Once we have a copy of this file so we don’t mess up the original and can always start over in case we make a mistake. We need to open it in write mode and remove everything that is not part of the base 64 string and save this file.
Next we need a tool that can input this file and then output a new file that is base 64 decoded.
I wrote a tool just for dealing with large base 64 string like in this case. You could also use python or even PowerShell or another language to do the base 64 decoding. Just stay away from a windowed tool for this file.
After we get the file base 64 decoded we can then open this file up in the hex editor again and we see this.
Going into this blind with no information to go on all we have to figure this out is the way this file “Looks”.
What is the first thing we notice ? There are several repeating strings.
So this is encoded somehow but by what method ?
If this was Aes or RC4 or some other type of encryption there should be more diffusion of the encoded characters.
What else could this be ? From experience my first guess would be Xor. It could also be adding or subtracting a value for the Char code.
So what happens if we take the first 4 bytes in the third line that repeats several times and Xor the first part of this file with those values.
At the top we see the “MZP” and the highlighted part we se the “PE” part of an executable file header.
So we are on the right track but don’t yet have the full key so lets let take 12 bytes up to the first “FF” and see what we get.
That is worse so lets reduce the length until we get back to 4 bytes or we get something better.
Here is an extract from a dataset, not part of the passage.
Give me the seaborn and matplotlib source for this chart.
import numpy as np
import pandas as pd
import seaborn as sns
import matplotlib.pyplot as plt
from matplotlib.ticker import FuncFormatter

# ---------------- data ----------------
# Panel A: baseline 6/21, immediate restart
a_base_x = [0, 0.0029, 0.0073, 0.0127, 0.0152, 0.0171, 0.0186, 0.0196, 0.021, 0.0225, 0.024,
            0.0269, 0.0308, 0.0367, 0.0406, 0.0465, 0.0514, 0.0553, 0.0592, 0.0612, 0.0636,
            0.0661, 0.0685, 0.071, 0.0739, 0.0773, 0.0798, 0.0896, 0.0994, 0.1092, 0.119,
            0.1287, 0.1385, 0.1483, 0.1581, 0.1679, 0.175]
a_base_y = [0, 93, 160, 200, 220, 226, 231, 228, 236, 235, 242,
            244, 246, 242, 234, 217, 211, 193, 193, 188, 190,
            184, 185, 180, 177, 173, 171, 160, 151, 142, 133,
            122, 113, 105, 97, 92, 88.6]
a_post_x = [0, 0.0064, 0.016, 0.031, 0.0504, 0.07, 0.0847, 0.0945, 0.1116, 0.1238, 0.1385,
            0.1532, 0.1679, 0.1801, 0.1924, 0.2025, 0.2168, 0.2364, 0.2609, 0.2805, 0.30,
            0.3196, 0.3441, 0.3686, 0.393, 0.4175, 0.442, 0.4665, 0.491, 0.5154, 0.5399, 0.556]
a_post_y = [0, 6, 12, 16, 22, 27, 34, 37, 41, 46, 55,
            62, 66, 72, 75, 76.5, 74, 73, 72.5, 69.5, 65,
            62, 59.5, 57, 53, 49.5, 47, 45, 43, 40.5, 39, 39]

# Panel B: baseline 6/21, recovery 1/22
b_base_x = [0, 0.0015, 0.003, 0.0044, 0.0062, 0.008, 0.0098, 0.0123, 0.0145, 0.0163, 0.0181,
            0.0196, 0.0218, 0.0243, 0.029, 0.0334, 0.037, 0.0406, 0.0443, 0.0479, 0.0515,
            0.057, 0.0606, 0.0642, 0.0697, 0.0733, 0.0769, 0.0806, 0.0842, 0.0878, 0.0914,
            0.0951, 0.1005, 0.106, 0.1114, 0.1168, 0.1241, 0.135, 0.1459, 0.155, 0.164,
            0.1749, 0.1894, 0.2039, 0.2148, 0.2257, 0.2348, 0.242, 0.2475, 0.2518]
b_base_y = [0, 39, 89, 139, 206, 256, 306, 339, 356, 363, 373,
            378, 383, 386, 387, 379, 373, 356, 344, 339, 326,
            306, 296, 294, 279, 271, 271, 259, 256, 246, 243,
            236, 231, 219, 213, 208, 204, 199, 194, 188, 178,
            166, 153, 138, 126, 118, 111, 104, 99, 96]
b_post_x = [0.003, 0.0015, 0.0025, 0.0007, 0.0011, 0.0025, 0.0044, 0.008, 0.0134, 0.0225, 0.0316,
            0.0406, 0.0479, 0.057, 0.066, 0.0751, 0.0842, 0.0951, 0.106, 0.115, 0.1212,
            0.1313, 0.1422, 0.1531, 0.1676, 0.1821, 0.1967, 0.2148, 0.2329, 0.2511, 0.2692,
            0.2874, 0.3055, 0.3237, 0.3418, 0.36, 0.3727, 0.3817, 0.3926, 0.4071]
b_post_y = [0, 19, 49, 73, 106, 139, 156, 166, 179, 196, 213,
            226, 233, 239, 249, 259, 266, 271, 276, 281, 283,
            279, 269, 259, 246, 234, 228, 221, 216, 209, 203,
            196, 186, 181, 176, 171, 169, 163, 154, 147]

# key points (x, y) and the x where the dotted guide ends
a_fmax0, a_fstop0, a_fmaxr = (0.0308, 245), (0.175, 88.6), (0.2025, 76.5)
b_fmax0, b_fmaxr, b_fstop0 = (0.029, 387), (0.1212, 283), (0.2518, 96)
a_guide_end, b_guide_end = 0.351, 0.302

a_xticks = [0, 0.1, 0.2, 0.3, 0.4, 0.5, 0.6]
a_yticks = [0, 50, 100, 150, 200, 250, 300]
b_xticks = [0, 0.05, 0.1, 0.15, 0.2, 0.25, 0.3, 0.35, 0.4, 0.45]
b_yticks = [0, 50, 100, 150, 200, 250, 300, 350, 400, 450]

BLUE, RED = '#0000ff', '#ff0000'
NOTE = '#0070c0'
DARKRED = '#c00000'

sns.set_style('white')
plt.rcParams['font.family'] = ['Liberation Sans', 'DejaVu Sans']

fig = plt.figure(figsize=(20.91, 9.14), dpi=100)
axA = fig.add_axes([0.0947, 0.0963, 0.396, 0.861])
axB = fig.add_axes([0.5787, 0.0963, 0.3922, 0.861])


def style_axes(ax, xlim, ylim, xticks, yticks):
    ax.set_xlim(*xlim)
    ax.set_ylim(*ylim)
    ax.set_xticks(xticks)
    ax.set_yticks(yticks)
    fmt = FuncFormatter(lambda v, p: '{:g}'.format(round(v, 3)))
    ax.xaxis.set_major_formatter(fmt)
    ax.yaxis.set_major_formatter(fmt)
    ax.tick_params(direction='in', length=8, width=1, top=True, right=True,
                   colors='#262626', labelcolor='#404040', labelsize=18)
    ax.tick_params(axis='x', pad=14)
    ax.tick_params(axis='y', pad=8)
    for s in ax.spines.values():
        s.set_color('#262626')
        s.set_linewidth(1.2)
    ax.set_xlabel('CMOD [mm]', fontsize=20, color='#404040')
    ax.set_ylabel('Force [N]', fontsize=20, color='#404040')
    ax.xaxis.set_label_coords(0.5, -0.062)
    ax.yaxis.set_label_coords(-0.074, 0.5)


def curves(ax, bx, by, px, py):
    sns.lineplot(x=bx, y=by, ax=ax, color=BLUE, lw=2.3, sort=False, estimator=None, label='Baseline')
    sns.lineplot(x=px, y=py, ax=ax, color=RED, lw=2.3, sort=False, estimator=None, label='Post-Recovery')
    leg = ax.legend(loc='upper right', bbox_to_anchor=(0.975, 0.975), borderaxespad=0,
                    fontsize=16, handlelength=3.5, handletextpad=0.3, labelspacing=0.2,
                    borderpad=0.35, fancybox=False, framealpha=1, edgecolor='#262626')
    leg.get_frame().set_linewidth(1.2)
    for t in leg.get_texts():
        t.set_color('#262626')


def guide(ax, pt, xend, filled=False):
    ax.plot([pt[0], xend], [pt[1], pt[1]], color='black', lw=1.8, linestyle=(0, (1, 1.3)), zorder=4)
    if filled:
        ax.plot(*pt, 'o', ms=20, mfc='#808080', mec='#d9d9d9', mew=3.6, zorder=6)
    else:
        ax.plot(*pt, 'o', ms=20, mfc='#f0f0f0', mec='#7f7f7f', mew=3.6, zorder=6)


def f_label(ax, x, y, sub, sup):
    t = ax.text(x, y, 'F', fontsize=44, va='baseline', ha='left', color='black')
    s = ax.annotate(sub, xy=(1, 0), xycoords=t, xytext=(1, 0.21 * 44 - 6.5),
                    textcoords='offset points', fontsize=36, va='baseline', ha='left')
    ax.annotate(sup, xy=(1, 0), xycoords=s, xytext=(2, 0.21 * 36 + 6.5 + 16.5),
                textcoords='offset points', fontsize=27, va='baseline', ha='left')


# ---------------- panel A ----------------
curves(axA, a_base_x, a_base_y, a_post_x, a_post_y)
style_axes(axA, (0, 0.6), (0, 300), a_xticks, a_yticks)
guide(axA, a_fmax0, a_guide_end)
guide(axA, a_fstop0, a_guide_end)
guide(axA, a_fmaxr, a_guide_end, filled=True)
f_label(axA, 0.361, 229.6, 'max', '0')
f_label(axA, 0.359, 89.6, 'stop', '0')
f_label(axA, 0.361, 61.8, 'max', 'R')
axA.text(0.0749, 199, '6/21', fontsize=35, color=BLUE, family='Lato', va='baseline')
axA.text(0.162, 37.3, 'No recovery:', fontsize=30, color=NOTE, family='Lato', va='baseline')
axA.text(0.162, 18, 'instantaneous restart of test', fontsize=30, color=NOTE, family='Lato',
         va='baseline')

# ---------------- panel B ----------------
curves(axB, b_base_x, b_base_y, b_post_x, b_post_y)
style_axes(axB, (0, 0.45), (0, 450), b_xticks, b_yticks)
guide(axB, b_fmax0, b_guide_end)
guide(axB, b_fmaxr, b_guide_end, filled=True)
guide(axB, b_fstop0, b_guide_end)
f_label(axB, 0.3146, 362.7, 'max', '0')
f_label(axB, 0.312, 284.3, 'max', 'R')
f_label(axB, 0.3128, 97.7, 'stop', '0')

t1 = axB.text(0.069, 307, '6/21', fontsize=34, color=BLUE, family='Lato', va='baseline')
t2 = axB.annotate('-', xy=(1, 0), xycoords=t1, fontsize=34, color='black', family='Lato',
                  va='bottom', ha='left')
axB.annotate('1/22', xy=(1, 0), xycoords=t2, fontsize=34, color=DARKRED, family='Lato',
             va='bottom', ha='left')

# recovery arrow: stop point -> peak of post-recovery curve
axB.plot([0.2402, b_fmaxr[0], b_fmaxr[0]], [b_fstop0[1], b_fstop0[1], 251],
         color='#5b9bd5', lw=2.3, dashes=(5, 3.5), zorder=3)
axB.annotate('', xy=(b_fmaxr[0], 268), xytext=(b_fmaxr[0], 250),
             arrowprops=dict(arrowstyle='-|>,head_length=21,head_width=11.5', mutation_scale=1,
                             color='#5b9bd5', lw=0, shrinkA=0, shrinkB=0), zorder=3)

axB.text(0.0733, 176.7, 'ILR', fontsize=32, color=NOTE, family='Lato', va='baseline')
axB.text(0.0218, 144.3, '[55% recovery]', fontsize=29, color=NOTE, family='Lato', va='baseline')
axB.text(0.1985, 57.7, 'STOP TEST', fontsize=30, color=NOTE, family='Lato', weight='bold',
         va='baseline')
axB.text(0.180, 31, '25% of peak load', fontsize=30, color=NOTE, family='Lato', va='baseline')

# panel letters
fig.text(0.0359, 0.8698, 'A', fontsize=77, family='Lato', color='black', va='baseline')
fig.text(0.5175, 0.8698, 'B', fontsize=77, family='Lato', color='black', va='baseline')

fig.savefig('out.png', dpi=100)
Well that didn’t help so lets just go to 16 bytes and see what that does.
Well 16 bytes (just a random amount to try) gave us some more information on this file.
If we look at a normal file that start with “MZP” we see this.
So since this appears to be what it looks like decoded we can take all of the bytes from the start to the end of the “Win32” and Xor the equal amount of bytes of the encoded file to possibly get the decoding key.
As we can see here we have a repeating pattern which is our decoding key.
Here we are doing a ‘Plain text attack” any known plaintext Xor’ed by it’s corresponding encoded text will reveal they pattern and thus the key.
So our decoding key for this is “9ECF6733190C86C3E1F0F8FCFEFFFFFFFFFFFFFFFFFFFFFFFFFFFFFFFFFFFFFF”
Our final step is to use a tool that will Xor the full file by the key we just extracted.
Again do to the size of the file I would warn away from Windowed tools for this.
Here we have the final decoded binary.
If you looked at the Twitter thread you may have noticed this turned out to be “banload” malware.
That’s it for this one. I’m sure there is a easier way to do this but that is just what I tried in real time on the twitter thread.
Going in with Only the file to look at we can not be sure of the contents.
So take what we know and apply it to what we don’t know and keep learning.